I told Scarborough I thought the Democrats would win because they stood for change in Iraq. The fabled "Democratic disarray" is actually overstated on this issue. It's true there's no single Democratic position on Iraq; it's true there's plenty of intraparty debate. But it's also true that most congressional Democrats favor a timeline for troop reduction and a disengagement plan. Even the cautious Nancy Pelosi, who has worked hard not to let the GOP make the election about "San Francisco Democrats," recently released a six-point post-election action plan that puts the party behind "the phased redeployment of U.S. forces from Iraq in 2006." It's an easy contrast with President Bush, who's been preaching only "stay the course" -- even if in late October, at the end of the bloodiest month for American troops all year, he tried to lie about it. Even in the final days of the campaign, Bush continues to embrace the despised architect of the botched war, Defense Secretary Donald Rumsfeld, making the stakes in Tuesday's election even more clear, and the comparison with Democrats more stark.

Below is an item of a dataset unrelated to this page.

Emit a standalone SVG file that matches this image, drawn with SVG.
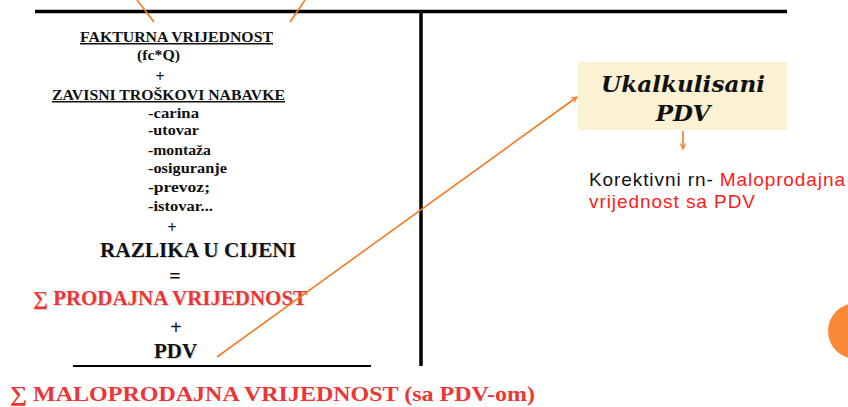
<svg xmlns="http://www.w3.org/2000/svg" width="848" height="407" viewBox="0 0 848 407">
<defs>
<style>
.sb{font-family:"Liberation Serif","Times New Roman",serif;font-weight:bold;fill:#111}
.red{fill:#EE3535}
.sh{fill:#d4d4d4}
.ss{font-family:"Liberation Sans",Arial,sans-serif;font-size:19px;fill:#111}
.rs{fill:#FF1A1A}
.or{stroke:#F47A20;stroke-width:1.6;fill:none}
.blk{stroke:#000;fill:none}
</style>
<marker id="ah" viewBox="0 0 10 10" refX="9" refY="5" markerWidth="7" markerHeight="7" orient="auto" markerUnits="userSpaceOnUse">
<path d="M1,1 L9,5 L1,9" fill="none" stroke="#F47A20" stroke-width="1.6"/>
</marker>
</defs>
<rect width="848" height="407" fill="#fff"/>
<g id="frame">
<line class="blk" x1="35" y1="11.5" x2="787" y2="11.5" stroke-width="3.5"/>
<line class="blk" x1="421" y1="10" x2="421" y2="366" stroke-width="3.5"/>
<line class="blk" x1="73" y1="366" x2="371" y2="366" stroke-width="2"/>
</g>
<g id="calc">
<text class="sb" x="80" y="42" font-size="15" textLength="193" lengthAdjust="spacingAndGlyphs" text-decoration="underline">FAKTURNA  VRIJEDNOST</text>
<text class="sb" x="137" y="60" font-size="14" textLength="43" lengthAdjust="spacingAndGlyphs">(fc*Q)</text>
<text class="sb" x="160" y="82" font-size="16" text-anchor="middle">+</text>
<text class="sb" x="52" y="100" font-size="15" textLength="233" lengthAdjust="spacingAndGlyphs" text-decoration="underline">ZAVISNI  TROŠKOVI  NABAVKE</text>
<text class="sb" x="148" y="118" font-size="14.5" textLength="51" lengthAdjust="spacingAndGlyphs">-carina</text>
<text class="sb" x="148" y="135" font-size="14.5" textLength="51" lengthAdjust="spacingAndGlyphs">-utovar</text>
<text class="sb" x="148" y="155" font-size="14.5" textLength="63" lengthAdjust="spacingAndGlyphs">-montaža</text>
<text class="sb" x="148" y="173" font-size="14.5" textLength="79" lengthAdjust="spacingAndGlyphs">-osiguranje</text>
<text class="sb" x="148" y="192" font-size="14.5" textLength="62" lengthAdjust="spacingAndGlyphs">-prevoz;</text>
<text class="sb" x="148" y="211" font-size="14.5" textLength="65" lengthAdjust="spacingAndGlyphs">-istovar...</text>
<text class="sb" x="172" y="233" font-size="16" text-anchor="middle">+</text>
<text class="sb sh" x="101" y="258" font-size="21" textLength="196" lengthAdjust="spacingAndGlyphs">RAZLIKA U CIJENI</text>
<text class="sb" x="100" y="257" font-size="21" textLength="196" lengthAdjust="spacingAndGlyphs">RAZLIKA U CIJENI</text>
<text class="sb" x="175" y="283" font-size="20" text-anchor="middle">=</text>
<text class="sb sh" x="34" y="306" font-size="20" textLength="274" lengthAdjust="spacingAndGlyphs">∑ PRODAJNA VRIJEDNOST</text>
<text class="sb red" x="33" y="305" font-size="20" textLength="274" lengthAdjust="spacingAndGlyphs">∑ PRODAJNA VRIJEDNOST</text>
<text class="sb" x="176" y="334" font-size="20" text-anchor="middle">+</text>
<text class="sb sh" x="155" y="359" font-size="20" textLength="43" lengthAdjust="spacingAndGlyphs">PDV</text>
<text class="sb" x="154" y="358" font-size="20" textLength="43" lengthAdjust="spacingAndGlyphs">PDV</text>
<text class="sb red" x="10" y="401" font-size="21" textLength="525" lengthAdjust="spacingAndGlyphs">∑ MALOPRODAJNA VRIJEDNOST (sa PDV-om)</text>
</g>
<g id="ukalkulisani">
<rect x="578" y="62" width="209" height="68" fill="#FBF2D3"/>
<text x="683" y="92" font-family="'DejaVu Serif','Liberation Serif',serif" font-weight="bold" font-style="italic" font-size="22" text-anchor="middle" fill="#111" textLength="164" lengthAdjust="spacingAndGlyphs">Ukalkulisani</text>
<text x="683" y="121" font-family="'DejaVu Serif','Liberation Serif',serif" font-weight="bold" font-style="italic" font-size="23" text-anchor="middle" fill="#111">PDV</text>
</g>
<g id="korektivni">
<text class="ss" x="589" y="186" textLength="256" lengthAdjust="spacing">Korektivni rn- <tspan class="rs">Maloprodajna</tspan></text>
<text class="ss rs" x="589" y="208" textLength="166" lengthAdjust="spacing">vrijednost sa PDV</text>
</g>
<g id="decor">
<circle cx="856" cy="331" r="28" fill="#FA8A38"/>
</g>
<g id="connectors">
<line class="or" x1="137" y1="0" x2="154" y2="22"/>
<line class="or" x1="305" y1="0" x2="290" y2="22"/>
<line class="or" x1="217" y1="357" x2="577" y2="97" marker-end="url(#ah)"/>
<line class="or" x1="683" y1="131" x2="683" y2="149" marker-end="url(#ah)"/>
</g>
</svg>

What a difference two years makes. Although the chaos in Iraq was already apparent in November 2004, Sen. John Kerry couldn't knock off a vulnerable president at least partly because he didn't define their differences on the war sharply enough. That's why it was so scary to have Kerry turn up this week, on Halloween no less, and slow the Democrats' electoral momentum with his so-called botched joke on Iraq. Yes, Kerry only botched a joke, while Bush has botched a war, and yes, Republicans were despicable in their intentional misreading of his words -- but Kerry should never have given them an opening. I have a deal to make with Kerry -- if I say I believe you simply blew a punch line, rather than slurred the troops, will you go away? For good? Done.
Kerry's reappearance was so galling because it threatened to remind voters of a day not too long ago when Democrats tried to have it both ways -- tried to oppose the president but support the war, sort of. Or to put it another way, tried to be for the $87 billion before they were against it. Those days are gone, for most Democrats, and good riddance. But at the risk of spoiling the party before it begins, it doesn't feel as good as I thought it would to be right, about either the election, or the war. On the eve of what looks as though it might be the biggest Democratic victory since 1992, I'm feeling a little bit somber. Because on Nov. 8, it will be time to figure out how to get out of Iraq, and it won't involve victory, for anyone.
Still, I'd rather have Democrats in control of Congress as we begin that awful task. Long after all the votes are tallied, the election-spending totaled up, the ads rated, the exit polls examined, I think we'll find that the most crucial election-season event this year was the publication of Bob Woodward's "State of Denial." I'm not going to debate Woodward's journalistic shortcomings -- my friends Sidney Blumenthal and Arianna Huffington have done a great job of that. Of course it must be said that the picture of the Bush administration that Woodward shatters -- a decisive Bush, a sober, experienced Dick Cheney, an innovative, risk-taking Rumsfeld -- was in fact a portrait heavily of his own creation, in his previous books "Bush at War" and "Plan of Attack." Yet history could eventually absolve Woodward for those sins because he ultimately laid bare both the administration's dissembling and its incompetence in executing this awful war.
Reading "State of Denial" was unexpectedly disturbing for me. It made me realize that the only thing worse than my angry liberal bubble (in which I'd assumed that Bush, Rumsfeld, Cheney, Colin Powell and Condoleezza Rice either didn't know or didn't care about the chaos in Iraq) was learning that in fact some of them did know, a few of them even cared -- and they still couldn't make a difference in stabilizing the country or fighting the insurgency. Watching Powell and Richard Armitage, and then to a lesser degree Rice and Stephen Hadley, try to challenge Rumsfeld's iron grip on Iraq, and on Bush's perception of it, was incredibly depressing. It was another Hurricane Katrina moment -- if Katrina showed their incompetence domestically, "State of Denial" documented it in Iraq, and the consequences have been even deadlier. This week brought even more confirmation that victory, or even "peace with honor," is virtually impossible in Iraq, with the news that Prime Minister Nouri al-Maliki ordered U.S. troops out of Sadr City, where they were seeking a missing U.S. soldier. It puts the lie to Bush's simplistic formulation "As the Iraqis stand up, we will stand down." Maliki is standing up, the United States is having to stand down while its soldiers are still in danger, and the odds are looking good that in the end we'll find that we exchanged a Sunni tyrant for a Shiite.
There are plenty of reasons, besides the war, that Republicans seem headed for an epochal defeat on Tuesday: the Mark Foley scandal, Jack Abramoff and all he touched, even, belatedly, the tragedy of Hurricane Katrina and how it exposed our homeland insecurity. After years of Republican dominance in Washington, we learned once again that absolute power corrupts absolutely. Powerful Republicans gamed the system to get money, sex and power, even as they tried to tell their evangelical Christian base they're different. Thursday brought a new Republican sex scandal: Rev. Ted Haggard, president of the National Association of Evangelicals and founder and leader of the Colorado Springs-based New Life Church, resigned his post after a male prostitute claimed he'd had a three-year relationship with the Christian right leader (although Haggard denies the affair).
I'll confess to enjoying that spectacle: watching a party that's built a base on gay-bashing come undone over gay sex scandals? Justice is rarely so swift or sweet. But the chaos in Iraq that's contributed to the Democrats' likely victory on Tuesday is a different story. They have a mandate, all right, but it's a sobering one.